Roach pointed to an analysis by the nonpartisan Sunlight Foundation, which rated her the most effective state senator in Washington in terms of bipartisan bill sponsorship and legislation signed into law over the past two years.
“Doing the right thing”
Hurst and Dahlquist argue Roach’s effectiveness is a myth, no matter what the Sunlight Foundation report says.
“I have seen her ‘effectiveness,’ which is to go to a meeting, stand up and scream and annoy everybody and then never come to the next 20, 40, 50 meetings that come later,” Hurst said.
Dahlquist said she and Hurst decided about two years ago after hearing complaints about Roach’s behavior that one of them would challenge her this year.
“This is not a personal vendetta.
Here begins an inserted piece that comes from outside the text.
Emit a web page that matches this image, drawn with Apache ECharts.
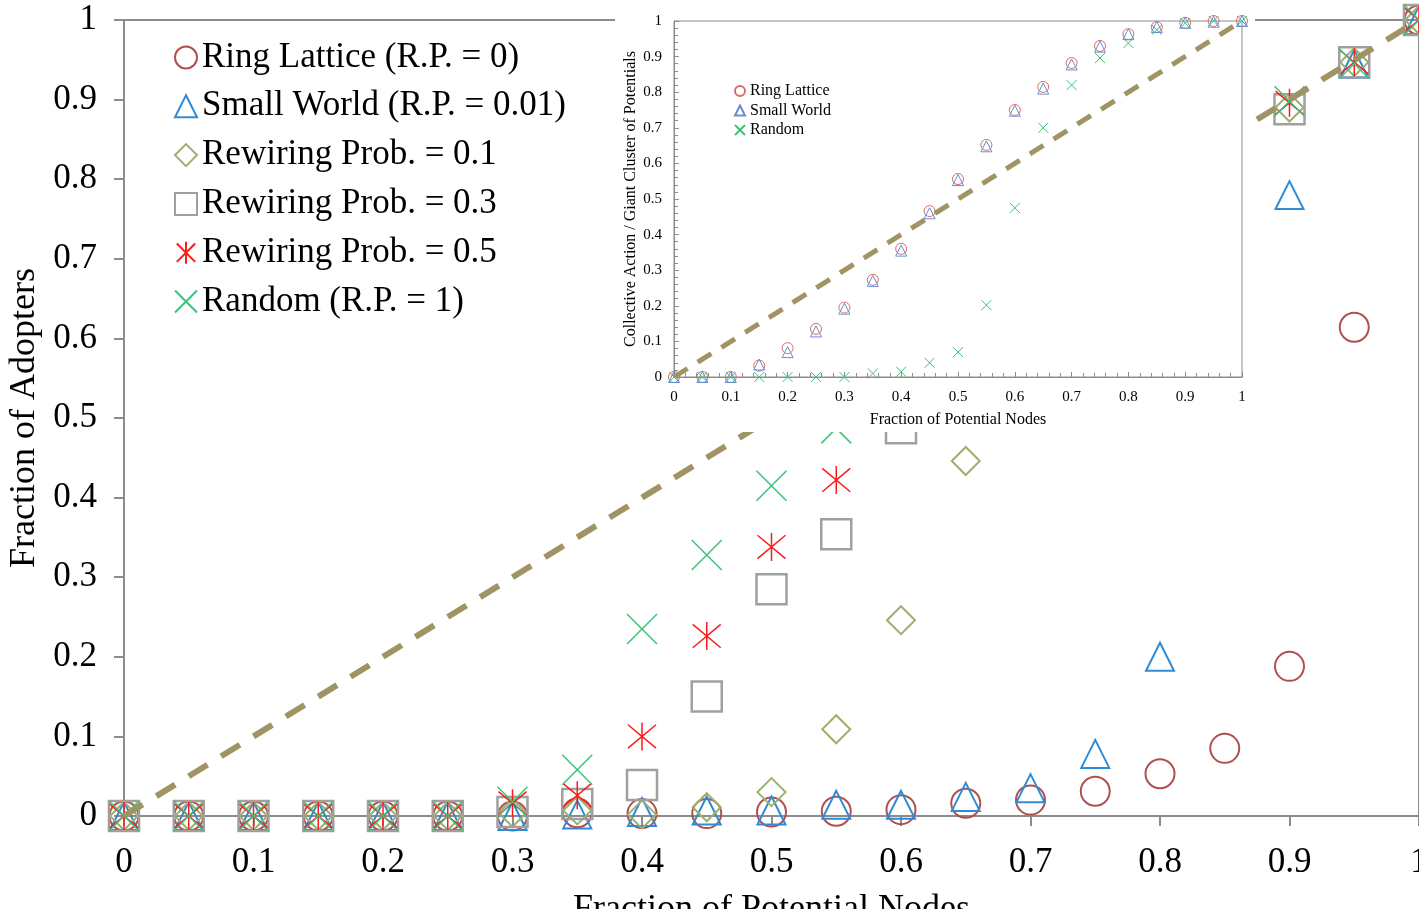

This for me was all about doing the right thing. The people of the 31st have been without a voice in Olympia,” Dahlquist said. “I think she (Roach) has made herself irrelevant.”
But Roach said it’s Dahlquist who has shown herself to be ineffectual. She’s taken to calling the lawmaker “Dahlquits” for resigning from the House Education Committee this year after a dispute over the handling of a bill changing some high-school graduation requirements.
In an emotional floor speech, Dahlquist said she’d quit as the ranking Republican on the committee because the legislation had been hijacked and amended “in the middle of the night” without her consent.
“I’m disappointed and this place has a way of chewing you up and spitting you out,” Dahlquist said during the speech. She still voted for the bill, calling it good legislation.
The episode shows Dahlquist can’t handle the rough and tumble of politics, Roach argued.
“If you are not even-keeled and you are not goal-oriented and you don’t have stick-to-itiveness, you don’t make it,” Roach said. “I have that. That’s why I am here and that’s why I am number one!”